_SUPPLIED INFORMATION_
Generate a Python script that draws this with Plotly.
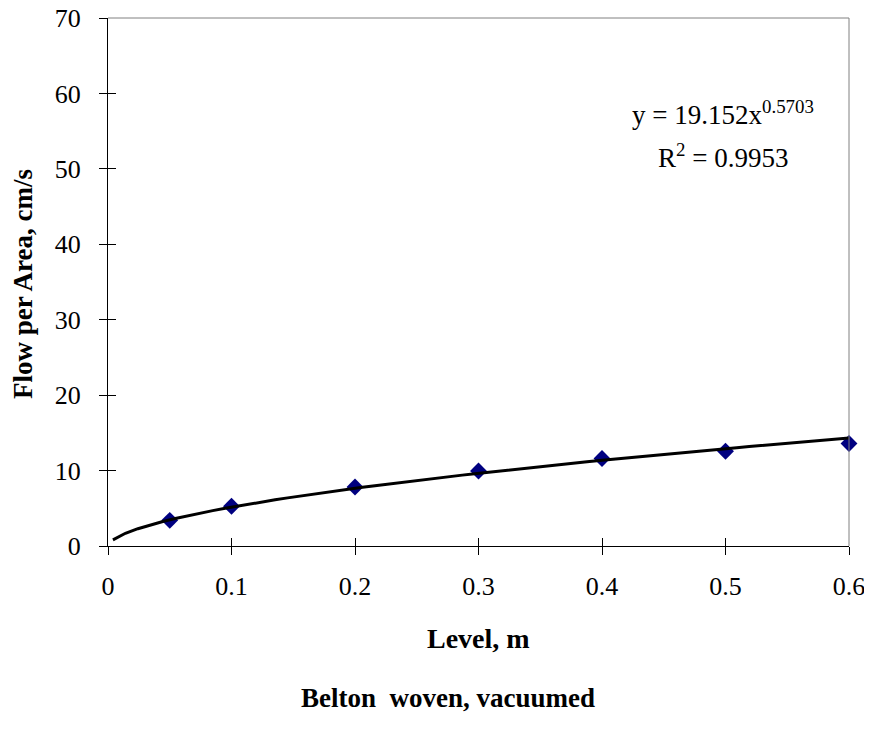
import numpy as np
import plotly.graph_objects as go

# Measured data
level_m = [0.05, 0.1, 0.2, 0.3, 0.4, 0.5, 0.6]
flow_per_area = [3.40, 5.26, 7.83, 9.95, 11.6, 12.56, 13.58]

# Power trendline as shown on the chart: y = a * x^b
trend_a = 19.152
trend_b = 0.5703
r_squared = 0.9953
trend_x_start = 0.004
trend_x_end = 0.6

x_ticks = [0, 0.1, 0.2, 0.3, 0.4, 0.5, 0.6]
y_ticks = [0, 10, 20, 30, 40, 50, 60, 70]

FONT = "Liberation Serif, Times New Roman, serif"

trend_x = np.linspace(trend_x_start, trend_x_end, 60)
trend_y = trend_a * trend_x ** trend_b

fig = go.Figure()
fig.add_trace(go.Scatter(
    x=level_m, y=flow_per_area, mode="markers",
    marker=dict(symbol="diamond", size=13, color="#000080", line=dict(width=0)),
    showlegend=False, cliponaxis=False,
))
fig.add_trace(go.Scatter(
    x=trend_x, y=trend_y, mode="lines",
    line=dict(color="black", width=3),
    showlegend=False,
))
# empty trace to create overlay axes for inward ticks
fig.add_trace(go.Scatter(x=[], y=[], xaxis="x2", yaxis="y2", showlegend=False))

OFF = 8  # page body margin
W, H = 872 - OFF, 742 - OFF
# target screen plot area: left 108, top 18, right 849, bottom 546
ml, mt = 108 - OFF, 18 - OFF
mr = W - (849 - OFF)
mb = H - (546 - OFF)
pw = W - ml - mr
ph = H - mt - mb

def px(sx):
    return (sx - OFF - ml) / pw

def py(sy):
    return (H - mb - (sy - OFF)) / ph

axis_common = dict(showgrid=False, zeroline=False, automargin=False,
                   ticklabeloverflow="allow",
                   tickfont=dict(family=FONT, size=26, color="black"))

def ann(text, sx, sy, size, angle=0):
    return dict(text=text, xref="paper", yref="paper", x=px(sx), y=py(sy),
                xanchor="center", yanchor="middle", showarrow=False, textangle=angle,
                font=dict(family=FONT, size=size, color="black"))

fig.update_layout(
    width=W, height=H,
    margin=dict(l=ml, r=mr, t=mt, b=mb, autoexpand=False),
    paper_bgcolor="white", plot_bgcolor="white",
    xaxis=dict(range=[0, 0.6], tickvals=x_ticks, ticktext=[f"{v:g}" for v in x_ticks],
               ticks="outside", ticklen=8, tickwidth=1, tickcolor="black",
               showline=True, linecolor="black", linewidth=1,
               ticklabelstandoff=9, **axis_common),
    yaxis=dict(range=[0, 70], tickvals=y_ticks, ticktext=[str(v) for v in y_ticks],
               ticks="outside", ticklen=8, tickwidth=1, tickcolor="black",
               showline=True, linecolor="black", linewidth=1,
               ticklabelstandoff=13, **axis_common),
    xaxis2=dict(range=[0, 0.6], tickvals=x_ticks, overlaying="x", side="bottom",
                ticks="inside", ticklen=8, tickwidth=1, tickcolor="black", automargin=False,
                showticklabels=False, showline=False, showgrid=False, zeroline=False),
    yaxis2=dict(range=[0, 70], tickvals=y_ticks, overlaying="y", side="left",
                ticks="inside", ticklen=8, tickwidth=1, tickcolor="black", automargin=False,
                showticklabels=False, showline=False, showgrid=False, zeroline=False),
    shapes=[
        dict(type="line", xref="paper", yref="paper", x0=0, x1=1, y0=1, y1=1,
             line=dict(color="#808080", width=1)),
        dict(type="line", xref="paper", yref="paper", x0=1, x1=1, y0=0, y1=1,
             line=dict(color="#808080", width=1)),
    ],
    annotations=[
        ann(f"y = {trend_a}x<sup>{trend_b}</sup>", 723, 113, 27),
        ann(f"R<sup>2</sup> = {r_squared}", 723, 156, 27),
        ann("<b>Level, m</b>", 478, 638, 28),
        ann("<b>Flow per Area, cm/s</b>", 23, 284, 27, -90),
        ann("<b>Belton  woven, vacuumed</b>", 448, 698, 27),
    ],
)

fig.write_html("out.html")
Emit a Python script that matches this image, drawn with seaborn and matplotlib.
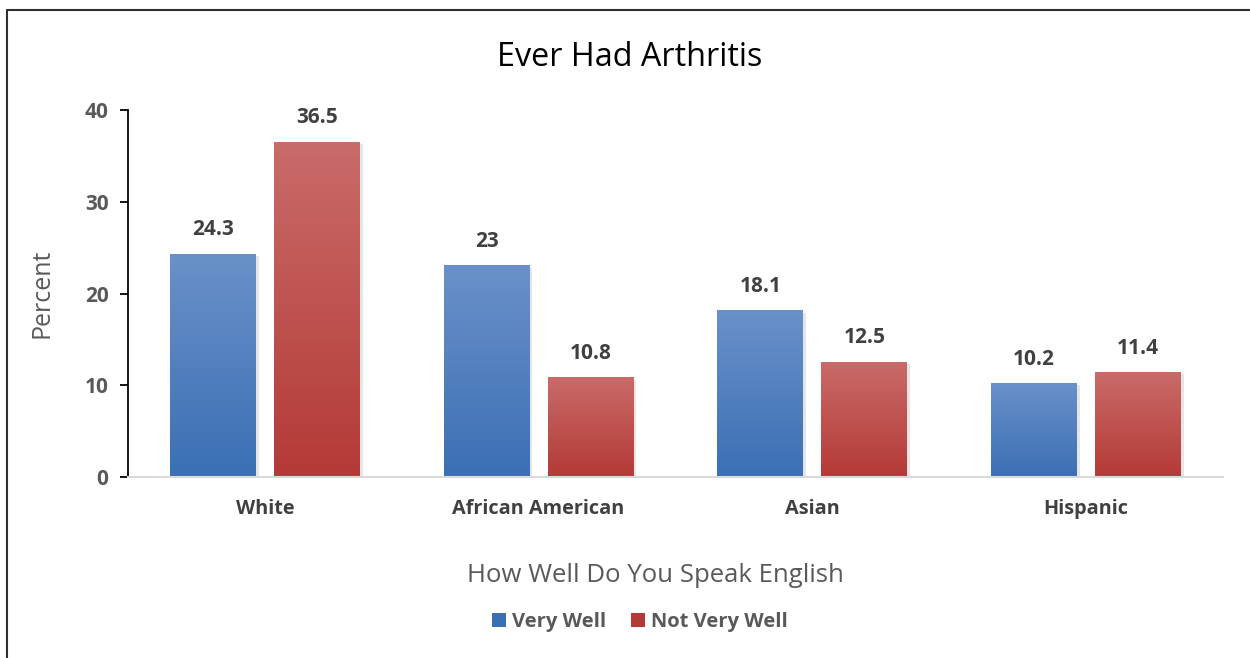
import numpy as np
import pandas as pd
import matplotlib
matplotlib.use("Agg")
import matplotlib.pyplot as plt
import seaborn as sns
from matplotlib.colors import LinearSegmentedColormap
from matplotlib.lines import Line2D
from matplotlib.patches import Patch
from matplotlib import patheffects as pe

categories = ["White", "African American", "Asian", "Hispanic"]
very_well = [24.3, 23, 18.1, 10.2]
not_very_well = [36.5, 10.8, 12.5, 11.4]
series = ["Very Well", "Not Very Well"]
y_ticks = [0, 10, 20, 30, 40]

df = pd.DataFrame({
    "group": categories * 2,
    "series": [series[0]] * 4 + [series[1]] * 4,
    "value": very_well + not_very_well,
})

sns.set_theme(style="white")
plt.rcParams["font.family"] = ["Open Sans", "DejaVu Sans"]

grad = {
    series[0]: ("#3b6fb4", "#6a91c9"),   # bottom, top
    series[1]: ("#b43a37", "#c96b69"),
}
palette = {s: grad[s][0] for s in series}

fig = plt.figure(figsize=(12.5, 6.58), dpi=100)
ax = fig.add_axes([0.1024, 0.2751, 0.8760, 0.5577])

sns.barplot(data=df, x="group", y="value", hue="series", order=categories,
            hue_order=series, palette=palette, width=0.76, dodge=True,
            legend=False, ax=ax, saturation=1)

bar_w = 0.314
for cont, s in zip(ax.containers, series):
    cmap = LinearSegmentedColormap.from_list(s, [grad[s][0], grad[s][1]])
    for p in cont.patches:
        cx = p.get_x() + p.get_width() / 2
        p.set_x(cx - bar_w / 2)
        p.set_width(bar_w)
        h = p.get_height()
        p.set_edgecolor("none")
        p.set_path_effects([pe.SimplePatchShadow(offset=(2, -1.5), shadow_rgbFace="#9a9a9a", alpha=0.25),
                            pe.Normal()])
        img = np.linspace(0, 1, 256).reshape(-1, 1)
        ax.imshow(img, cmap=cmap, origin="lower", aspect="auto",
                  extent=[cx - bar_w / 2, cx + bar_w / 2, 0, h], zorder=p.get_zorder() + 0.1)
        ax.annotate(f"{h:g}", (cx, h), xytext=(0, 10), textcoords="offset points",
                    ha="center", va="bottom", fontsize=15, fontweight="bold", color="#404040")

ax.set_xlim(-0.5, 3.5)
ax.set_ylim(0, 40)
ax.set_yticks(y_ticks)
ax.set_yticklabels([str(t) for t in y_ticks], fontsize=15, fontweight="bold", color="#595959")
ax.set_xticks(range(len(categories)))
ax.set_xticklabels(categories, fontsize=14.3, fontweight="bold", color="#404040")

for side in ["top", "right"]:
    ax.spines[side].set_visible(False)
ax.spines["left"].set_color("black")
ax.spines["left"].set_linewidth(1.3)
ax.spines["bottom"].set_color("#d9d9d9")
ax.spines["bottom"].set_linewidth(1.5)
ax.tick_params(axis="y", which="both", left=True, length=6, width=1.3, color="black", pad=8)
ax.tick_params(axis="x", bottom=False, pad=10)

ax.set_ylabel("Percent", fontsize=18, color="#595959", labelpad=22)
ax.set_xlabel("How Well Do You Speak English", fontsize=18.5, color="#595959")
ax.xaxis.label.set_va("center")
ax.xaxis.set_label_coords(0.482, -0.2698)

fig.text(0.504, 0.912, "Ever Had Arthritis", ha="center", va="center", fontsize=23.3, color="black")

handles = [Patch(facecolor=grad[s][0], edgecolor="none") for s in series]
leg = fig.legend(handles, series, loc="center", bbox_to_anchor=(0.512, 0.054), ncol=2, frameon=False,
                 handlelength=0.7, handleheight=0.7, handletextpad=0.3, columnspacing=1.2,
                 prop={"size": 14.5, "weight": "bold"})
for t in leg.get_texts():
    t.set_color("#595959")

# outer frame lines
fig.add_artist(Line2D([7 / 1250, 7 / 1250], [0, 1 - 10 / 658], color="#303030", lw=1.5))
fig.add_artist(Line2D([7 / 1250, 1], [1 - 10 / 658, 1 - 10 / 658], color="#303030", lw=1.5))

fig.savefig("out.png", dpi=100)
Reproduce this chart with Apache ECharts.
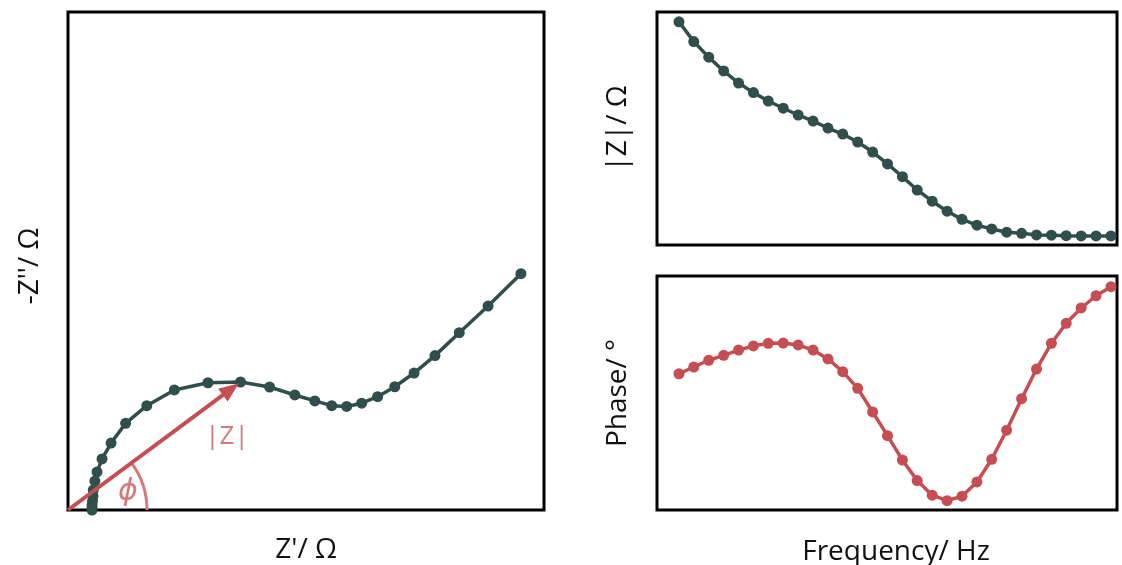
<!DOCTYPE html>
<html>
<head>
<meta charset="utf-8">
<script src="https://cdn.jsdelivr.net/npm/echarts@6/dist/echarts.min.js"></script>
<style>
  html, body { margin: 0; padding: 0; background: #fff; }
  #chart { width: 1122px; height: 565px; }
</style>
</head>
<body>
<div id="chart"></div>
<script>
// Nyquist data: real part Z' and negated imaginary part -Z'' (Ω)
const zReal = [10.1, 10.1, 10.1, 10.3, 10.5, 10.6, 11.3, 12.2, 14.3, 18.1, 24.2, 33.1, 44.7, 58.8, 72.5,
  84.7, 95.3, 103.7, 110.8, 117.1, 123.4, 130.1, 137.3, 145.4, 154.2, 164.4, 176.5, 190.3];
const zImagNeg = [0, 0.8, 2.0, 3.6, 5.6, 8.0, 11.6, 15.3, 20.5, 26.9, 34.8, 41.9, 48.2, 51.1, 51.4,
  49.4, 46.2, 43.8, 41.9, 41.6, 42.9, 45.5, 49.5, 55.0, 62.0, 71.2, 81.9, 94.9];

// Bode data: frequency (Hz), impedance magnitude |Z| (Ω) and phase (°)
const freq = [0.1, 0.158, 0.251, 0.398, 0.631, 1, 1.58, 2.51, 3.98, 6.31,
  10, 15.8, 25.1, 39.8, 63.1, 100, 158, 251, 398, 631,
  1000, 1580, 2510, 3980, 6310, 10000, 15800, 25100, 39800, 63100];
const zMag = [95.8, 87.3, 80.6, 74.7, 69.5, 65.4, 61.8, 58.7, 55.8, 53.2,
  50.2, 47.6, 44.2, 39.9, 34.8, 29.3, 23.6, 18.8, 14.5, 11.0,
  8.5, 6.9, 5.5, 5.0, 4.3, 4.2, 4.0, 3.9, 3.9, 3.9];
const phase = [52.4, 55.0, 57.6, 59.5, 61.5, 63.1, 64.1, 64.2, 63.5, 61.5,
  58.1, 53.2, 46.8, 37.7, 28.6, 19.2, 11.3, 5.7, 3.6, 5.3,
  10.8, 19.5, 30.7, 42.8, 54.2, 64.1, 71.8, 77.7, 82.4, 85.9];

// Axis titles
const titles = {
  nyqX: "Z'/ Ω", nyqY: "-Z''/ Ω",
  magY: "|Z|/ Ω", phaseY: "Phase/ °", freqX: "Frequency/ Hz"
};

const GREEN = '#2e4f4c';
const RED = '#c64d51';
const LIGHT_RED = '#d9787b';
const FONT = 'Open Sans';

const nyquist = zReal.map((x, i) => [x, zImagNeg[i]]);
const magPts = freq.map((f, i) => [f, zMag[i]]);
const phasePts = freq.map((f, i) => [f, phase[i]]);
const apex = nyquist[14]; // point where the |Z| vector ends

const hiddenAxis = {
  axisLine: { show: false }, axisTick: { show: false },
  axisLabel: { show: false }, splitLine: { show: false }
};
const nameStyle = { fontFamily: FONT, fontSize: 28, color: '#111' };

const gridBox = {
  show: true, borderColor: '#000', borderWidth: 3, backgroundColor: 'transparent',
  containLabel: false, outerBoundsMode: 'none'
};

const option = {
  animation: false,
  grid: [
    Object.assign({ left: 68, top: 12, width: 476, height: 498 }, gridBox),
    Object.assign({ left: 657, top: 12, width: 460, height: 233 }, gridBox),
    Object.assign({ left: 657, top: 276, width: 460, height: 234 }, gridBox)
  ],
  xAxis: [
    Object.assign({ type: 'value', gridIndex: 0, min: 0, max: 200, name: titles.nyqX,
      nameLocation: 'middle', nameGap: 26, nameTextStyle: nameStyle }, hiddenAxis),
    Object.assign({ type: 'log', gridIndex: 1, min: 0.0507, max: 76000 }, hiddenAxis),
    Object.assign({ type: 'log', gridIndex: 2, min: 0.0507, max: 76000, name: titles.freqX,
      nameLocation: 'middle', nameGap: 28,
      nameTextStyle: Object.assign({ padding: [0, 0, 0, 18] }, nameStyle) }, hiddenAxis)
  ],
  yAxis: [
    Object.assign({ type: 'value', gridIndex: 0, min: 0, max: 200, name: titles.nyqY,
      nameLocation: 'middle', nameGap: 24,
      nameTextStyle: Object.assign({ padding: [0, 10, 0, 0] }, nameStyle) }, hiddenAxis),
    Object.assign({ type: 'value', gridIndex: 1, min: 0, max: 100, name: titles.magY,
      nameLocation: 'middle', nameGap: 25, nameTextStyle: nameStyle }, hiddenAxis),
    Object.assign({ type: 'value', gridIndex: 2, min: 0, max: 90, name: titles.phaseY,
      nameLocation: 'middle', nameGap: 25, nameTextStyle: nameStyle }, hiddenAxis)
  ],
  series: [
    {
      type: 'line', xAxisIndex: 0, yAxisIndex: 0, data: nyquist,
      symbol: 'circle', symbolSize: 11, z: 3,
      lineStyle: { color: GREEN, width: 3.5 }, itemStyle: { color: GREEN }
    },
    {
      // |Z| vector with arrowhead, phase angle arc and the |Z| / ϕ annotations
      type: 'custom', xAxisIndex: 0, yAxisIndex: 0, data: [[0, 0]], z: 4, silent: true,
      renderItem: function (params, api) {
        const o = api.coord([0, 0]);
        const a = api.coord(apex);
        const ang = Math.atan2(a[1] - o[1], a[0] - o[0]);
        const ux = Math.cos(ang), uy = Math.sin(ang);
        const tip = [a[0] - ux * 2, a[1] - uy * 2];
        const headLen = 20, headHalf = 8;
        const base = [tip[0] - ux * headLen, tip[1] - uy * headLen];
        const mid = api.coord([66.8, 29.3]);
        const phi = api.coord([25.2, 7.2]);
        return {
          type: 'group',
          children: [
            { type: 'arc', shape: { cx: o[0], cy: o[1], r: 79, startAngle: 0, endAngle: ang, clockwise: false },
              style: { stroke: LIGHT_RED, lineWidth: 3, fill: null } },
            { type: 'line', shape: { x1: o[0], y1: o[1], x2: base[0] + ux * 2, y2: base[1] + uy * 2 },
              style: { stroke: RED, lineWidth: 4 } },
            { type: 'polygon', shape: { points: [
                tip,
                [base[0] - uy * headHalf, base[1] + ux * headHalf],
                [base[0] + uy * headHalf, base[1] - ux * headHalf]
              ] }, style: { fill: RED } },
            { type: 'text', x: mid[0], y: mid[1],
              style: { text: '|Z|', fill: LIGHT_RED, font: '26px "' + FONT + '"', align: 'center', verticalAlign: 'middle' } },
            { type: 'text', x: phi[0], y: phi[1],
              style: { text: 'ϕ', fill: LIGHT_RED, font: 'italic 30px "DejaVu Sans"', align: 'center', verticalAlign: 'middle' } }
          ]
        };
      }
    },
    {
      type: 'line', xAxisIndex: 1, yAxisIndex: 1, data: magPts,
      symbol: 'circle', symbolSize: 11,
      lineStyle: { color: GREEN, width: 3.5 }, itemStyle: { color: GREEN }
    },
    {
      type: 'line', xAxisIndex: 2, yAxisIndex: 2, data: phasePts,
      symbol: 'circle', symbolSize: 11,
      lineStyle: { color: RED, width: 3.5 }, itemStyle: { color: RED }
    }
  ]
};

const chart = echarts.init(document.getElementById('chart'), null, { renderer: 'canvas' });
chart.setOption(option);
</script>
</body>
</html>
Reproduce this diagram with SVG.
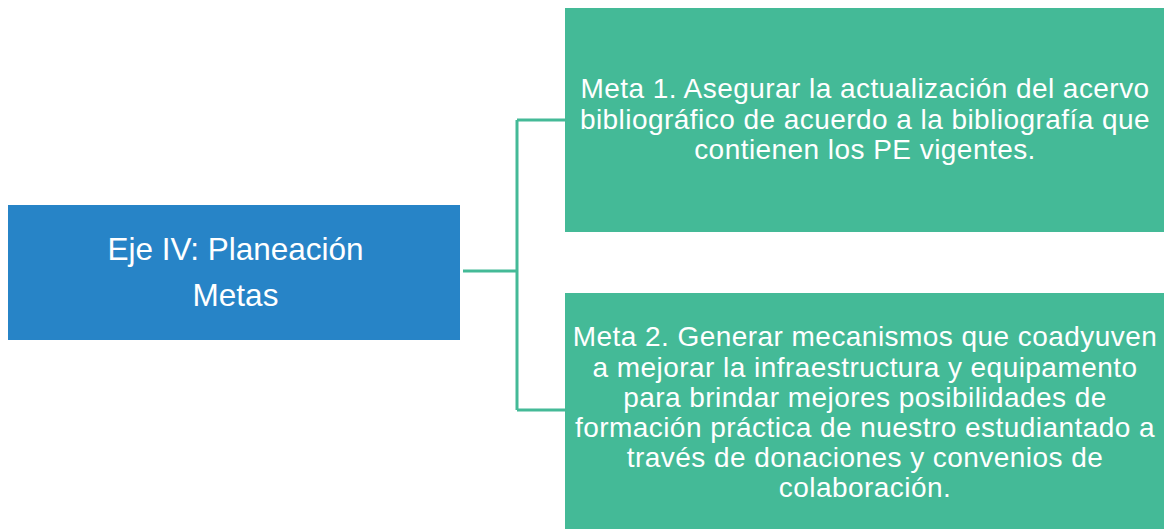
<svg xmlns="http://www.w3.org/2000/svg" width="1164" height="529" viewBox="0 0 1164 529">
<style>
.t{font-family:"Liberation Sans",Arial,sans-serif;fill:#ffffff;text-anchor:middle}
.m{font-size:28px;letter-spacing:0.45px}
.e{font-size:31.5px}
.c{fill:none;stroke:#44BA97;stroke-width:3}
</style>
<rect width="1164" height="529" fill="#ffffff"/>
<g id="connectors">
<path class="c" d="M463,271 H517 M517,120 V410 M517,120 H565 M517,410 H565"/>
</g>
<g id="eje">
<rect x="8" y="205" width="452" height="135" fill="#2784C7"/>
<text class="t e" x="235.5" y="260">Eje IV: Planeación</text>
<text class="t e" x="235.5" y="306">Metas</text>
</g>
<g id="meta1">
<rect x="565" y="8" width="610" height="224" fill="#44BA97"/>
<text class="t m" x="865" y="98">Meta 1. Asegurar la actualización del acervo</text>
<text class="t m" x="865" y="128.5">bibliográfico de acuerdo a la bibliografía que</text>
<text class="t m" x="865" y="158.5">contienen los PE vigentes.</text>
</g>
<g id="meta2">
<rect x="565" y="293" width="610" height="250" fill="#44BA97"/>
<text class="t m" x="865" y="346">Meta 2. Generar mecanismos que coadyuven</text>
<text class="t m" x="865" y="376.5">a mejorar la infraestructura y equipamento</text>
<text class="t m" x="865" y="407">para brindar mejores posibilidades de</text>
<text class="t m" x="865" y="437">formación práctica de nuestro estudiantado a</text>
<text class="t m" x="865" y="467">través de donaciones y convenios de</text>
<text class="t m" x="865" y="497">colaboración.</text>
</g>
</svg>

_TASK GOAL_
Word for word, give again the lines from the first entry to the line with "flow_per_area = [3.40, 5.26, 7.83, 9.95, 11.6, 12.56, 13.58]", inclusive. Exclude the pictures.

_FINAL ANSWER_
Generate a Python script that draws this with Plotly.
import numpy as np
import plotly.graph_objects as go

# Measured data
level_m = [0.05, 0.1, 0.2, 0.3, 0.4, 0.5, 0.6]
flow_per_area = [3.40, 5.26, 7.83, 9.95, 11.6, 12.56, 13.58]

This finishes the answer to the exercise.